Bisa saja seseorang sastrawan Indonesia tetap tinggal di desa, tetapi karya-karyanya harus dipasarkan kepada masyarakat urban -- baik melalui media massa maupun penerbitan buku -- sebab merekalah yang punya apresiasi dan daya beli. Fenomena tersebut masih akan berlangsung lama mengingat lambannya pemerintah dalam mengatasi berbagai kesenjangan -- sosial-budaya-ekonomi – antara desa dan kota, serta antara daerah dan pusat.

Proyek-proyek pengadaan buku dan kepustakaan, seperti penerbitan ‘kitab-kitab sastra’ Horison, buku Inpres dan peningkatan buku perpustakaan sekolah, memang cukup berhasil memeratakan buku sastra ke daerah-daerah. Mungkin juga meningkatkan minat baca masyarakat terpelajar (siswa), tapi bukan menaikkan daya beli masyarakat terhadap buku-buku sastra. Apalagi, pasca-kenaikan harga BBM, masyarakat kelas menengah ke bawah kembali dijerembabkan ke urusan perut, dan buku-buku sastra yang makin mahal kembali menjadi barang mewah bagi mereka.
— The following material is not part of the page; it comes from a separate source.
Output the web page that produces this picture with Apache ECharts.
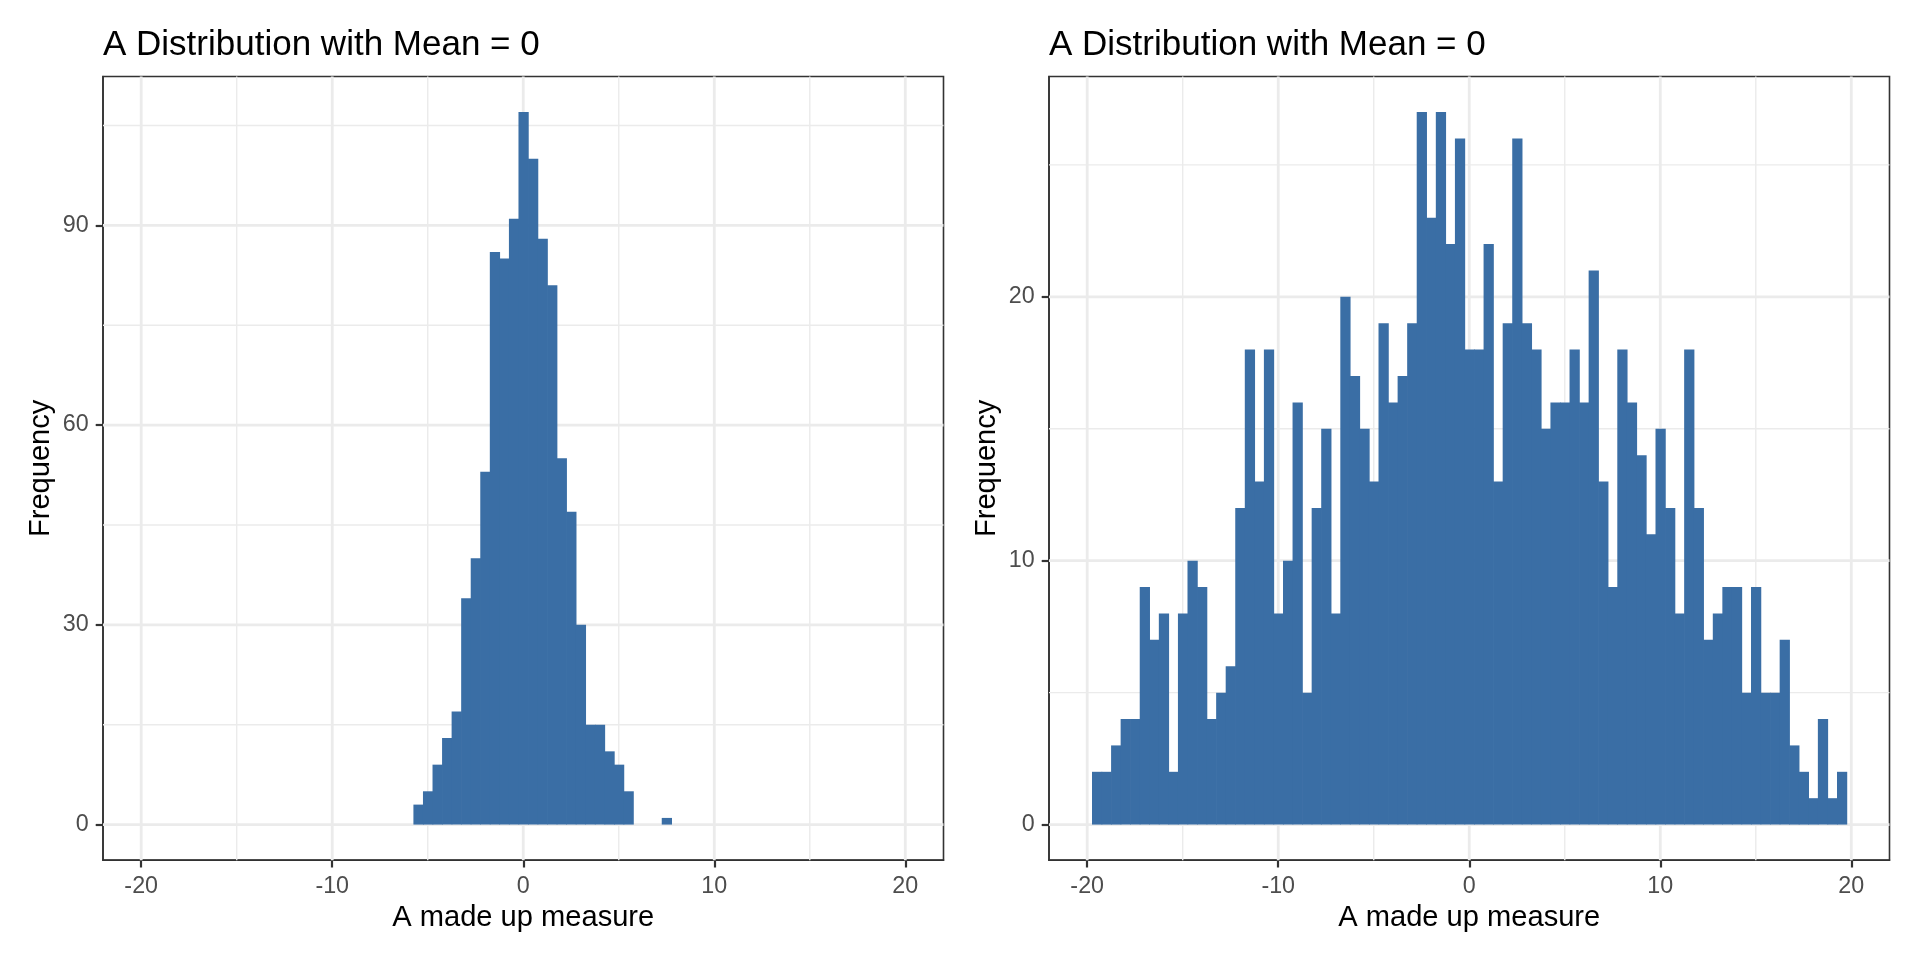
<!DOCTYPE html>
<html>
<head>
<meta charset="utf-8">
<script src="https://cdn.jsdelivr.net/npm/echarts@6/dist/echarts.min.js"></script>
<style>
html,body{margin:0;padding:0;background:#ffffff;}
#chart{width:1920px;height:960px;}
</style>
</head>
<body>
<div id="chart"></div>
<script>
// ---- text ----
const titleText = 'A Distribution with Mean = 0';
const xAxisTitle = 'A made up measure';
const yAxisTitle = 'Frequency';

// ---- ticks ----
const xTicks = [-20, -10, 0, 10, 20];
const xMinorTicks = [-15, -5, 5, 15];
const leftYTicks = [0, 30, 60, 90];
const leftYMinorTicks = [15, 45, 75, 105];
const rightYTicks = [0, 10, 20];
const rightYMinorTicks = [5, 15, 25];

// ---- histogram data (bin centres, counts) ----
const binWidth = 0.5;
const leftBins = [-5.5, -5, -4.5, -4, -3.5, -3, -2.5, -2, -1.5, -1, -0.5, 0, 0.5, 1, 1.5, 2, 2.5, 3, 3.5, 4, 4.5, 5, 5.5, 6, 6.5, 7, 7.5];
const leftCounts = [3, 5, 9, 13, 17, 34, 40, 53, 86, 85, 91, 107, 100, 88, 81, 55, 47, 30, 15, 15, 11, 9, 5, 0, 0, 0, 1];

const rightBins = [-19.5, -19, -18.5, -18, -17.5, -17, -16.5, -16, -15.5, -15, -14.5, -14, -13.5, -13, -12.5, -12, -11.5, -11, -10.5, -10,
  -9.5, -9, -8.5, -8, -7.5, -7, -6.5, -6, -5.5, -5, -4.5, -4, -3.5, -3, -2.5, -2, -1.5, -1, -0.5,
  0, 0.5, 1, 1.5, 2, 2.5, 3, 3.5, 4, 4.5, 5, 5.5, 6, 6.5, 7, 7.5, 8, 8.5, 9, 9.5,
  10, 10.5, 11, 11.5, 12, 12.5, 13, 13.5, 14, 14.5, 15, 15.5, 16, 16.5, 17, 17.5, 18, 18.5, 19, 19.5];
const rightCounts = [2, 2, 3, 4, 4, 9, 7, 8, 2, 8, 10, 9, 4, 5, 6, 12, 18, 13, 18, 8,
  10, 16, 5, 12, 15, 8, 20, 17, 15, 13, 19, 16, 17, 19, 27, 23, 27, 22, 26,
  18, 18, 22, 13, 19, 26, 19, 18, 15, 16, 16, 18, 16, 21, 13, 9, 18, 16, 14, 11,
  15, 12, 8, 18, 12, 7, 8, 9, 9, 5, 9, 5, 5, 7, 3, 2, 1, 4, 1, 2];

// ---- styles ----
const FONT = 'Liberation Sans, Arial, Helvetica, sans-serif';
const barColor = '#3A6EA5';
const gridColor = '#EBEBEB';
const majorW = 2.8, minorW = 1.4;
const darkGrey = '#333333';
const borderW = 1.6, tickW = 2.2;

const xRange = [-22, 22];
const leftYRange = [-5.35, 112.35];
const rightYRange = [-1.35, 28.35];

const panels = [
  {left: 103, bins: leftBins, counts: leftCounts, yRange: leftYRange, yTicks: leftYTicks, yMinor: leftYMinorTicks},
  {left: 1049, bins: rightBins, counts: rightCounts, yRange: rightYRange, yTicks: rightYTicks, yMinor: rightYMinorTicks}
];
const panelTop = 76.5, panelW = 840.5, panelH = 783.7;

function barRender(params, api) {
  const x = api.value(0), y = api.value(1);
  if (!y) return null;
  const p0 = api.coord([x - binWidth / 2, y]);
  const p1 = api.coord([x + binWidth / 2, 0]);
  // slight overlap to the right so adjacent bins show no seam
  return {
    type: 'rect',
    shape: {x: p0[0], y: p0[1], width: p1[0] - p0[0] + 0.7, height: p1[1] - p0[1]},
    style: {fill: barColor}
  };
}

function gridLineSeries(idx, values, vertical, width, yRange) {
  return {
    type: 'custom',
    xAxisIndex: idx, yAxisIndex: idx,
    z: 1, silent: true, animation: false,
    data: values.map(v => vertical ? [v, 0] : [0, v]),
    renderItem: function (params, api) {
      const v = vertical ? api.value(0) : api.value(1);
      const a = vertical ? api.coord([v, yRange[0]]) : api.coord([xRange[0], v]);
      const b = vertical ? api.coord([v, yRange[1]]) : api.coord([xRange[1], v]);
      return {
        type: 'line',
        shape: {x1: a[0], y1: a[1], x2: b[0], y2: b[1]},
        style: {stroke: gridColor, lineWidth: width}
      };
    }
  };
}

const option = {
  backgroundColor: '#ffffff',
  animation: false,
  title: panels.map(p => ({
    text: titleText,
    left: p.left, top: 28, padding: 0,
    textStyle: {fontFamily: FONT, fontSize: 35, fontWeight: 'normal', color: '#000000', lineHeight: 35}
  })),
  grid: panels.map(p => ({
    left: p.left, top: panelTop, width: panelW, height: panelH,
    show: true, borderColor: darkGrey, borderWidth: borderW, backgroundColor: 'transparent',
    containLabel: false
  })),
  xAxis: panels.map((p, i) => ({
    type: 'value', gridIndex: i, min: xRange[0], max: xRange[1], position: 'bottom',
    splitLine: {show: false},
    axisLine: {show: true, onZero: false, lineStyle: {color: darkGrey, width: borderW}},
    axisTick: {show: true, length: 7.3, customValues: xTicks, lineStyle: {color: darkGrey, width: tickW}},
    axisLabel: {show: true, customValues: xTicks, margin: 15, fontFamily: FONT, fontSize: 23.3, color: '#4D4D4D', lineHeight: 23.3},
    name: xAxisTitle, nameLocation: 'middle', nameGap: 42,
    nameTextStyle: {fontFamily: FONT, fontSize: 29.1, color: '#000000', lineHeight: 29.1}
  })),
  yAxis: panels.map((p, i) => ({
    type: 'value', gridIndex: i, min: p.yRange[0], max: p.yRange[1], position: 'left',
    splitLine: {show: false},
    axisLine: {show: true, onZero: false, lineStyle: {color: darkGrey, width: borderW}},
    axisTick: {show: true, length: 7.3, customValues: p.yTicks, lineStyle: {color: darkGrey, width: tickW}},
    axisLabel: {show: true, customValues: p.yTicks, margin: 14.3, fontFamily: FONT, fontSize: 23.3, color: '#4D4D4D'},
    name: yAxisTitle, nameLocation: 'middle', nameGap: 47, nameRotate: 90,
    nameTextStyle: {fontFamily: FONT, fontSize: 29.1, color: '#000000', lineHeight: 29.1}
  })),
  series: []
};

panels.forEach((p, i) => {
  option.series.push(gridLineSeries(i, xMinorTicks, true, minorW, p.yRange));
  option.series.push(gridLineSeries(i, p.yMinor, false, minorW, p.yRange));
  option.series.push(gridLineSeries(i, xTicks, true, majorW, p.yRange));
  option.series.push(gridLineSeries(i, p.yTicks, false, majorW, p.yRange));
  option.series.push({
    type: 'custom', xAxisIndex: i, yAxisIndex: i, z: 3, silent: true,
    data: p.bins.map((b, k) => [b, p.counts[k]]),
    renderItem: barRender
  });
});

const chart = echarts.init(document.getElementById('chart'), null, {renderer: 'canvas'});
chart.setOption(option);
</script>
</body>
</html>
Meskipun merupakan ‘sastra pendatang’, cerpen sebenarnya dapat menjadi media dialog yang efektif antara nilai-nilai lama (tradisi) dan nilai-nilai baru (modernitas) agar proses modernisasi bangsa tetap memiliki jati diri. Cerpen juga dapat menjadi media yang efektif untuk menggali dan mereaktaualisasikan nilai-nilai dan kearifan lokal agar bangsa ini tetap memiliki jati diri, dan tidak tercerabut sepenuhnya dari akar budaya Nusantara. Tetapi, hal itu tidak akan terjadi tanpa upaya intensif dari para cerpenis untuk terus menggali, mereaktualisasi, dan mendialogkan nilai-nilai serta kearifan lokal ‘budaya ibu’ masing-masing.
                               
Jakarta, Oktober 2005

Daftar Pustaka
1. Ajidarma, Seno Gumira, Kitab Omong Kosong, kumpulan cerpen (Bentang Budaya, Yogyakarta, 2004).
2. Danarto, Adam Makrifat kumpulan cerpen (Pustaka Jaya, Jakarta, 1982)
3. Danarto, Setangkai Melati di Sayap Jibril, kumpulan cerpen (Bentang Budaya, Yogyakarta, 2001)
4. Eddy, Nyoman Tusthi, Kamus Istilah Sastra Indonesia (Nusa Indah, Ende, 1991).
5. Hasanuddin WS, dkk., Ensiklopedi Sastra Indonesia (Titian Ilmu, Bandung, 2004).
6. Herfanda, Ahmadun Yosi, ed., Dokumen Jibril, antologi cerpen penulis perempuan Indonesia (Penerbit Republika, Jakarta, 2004).
7. Herfanda, Ahmadun Yosi, ed., Pembisik, antologi cerpen Republika (Penerbit Republika, Jakarta, 2002).
8. Herfanda, Ahmadun Yosi, ed., Kota yang Bernama dan Tak Bernama, antologi cerpen Temu Sastra Jakarta 2003 (Dewan Kesenian Jakarta dan Bentang Budaya, 2003).
9. Herfanda, Ahmadun Yosi, dkk., ed., Yang Dibalut Lumut, antologi cerpen Sayembara Penulisan Cerpen CWI 2003 (Direktorat Kepemudaan, Dirjen PLSP, Depdiknas, Jakarta, 2003).
10. Ismail, Taufiq, dkk., ed., Horison Sastra Indonesia: Kitab Cerpen (Horison dan The Ford Foundation, Jakarta, 2001).
11. Rampan, Korrie Layun, Tokoh-tokoh Cerita Pendek Indonesia (Grasindo, Jakarta, 2005).
12. Sumardjo, Jakob, Segi Sosiologi Novel Indonesia (Pustaka Prima, Bandung, 1981).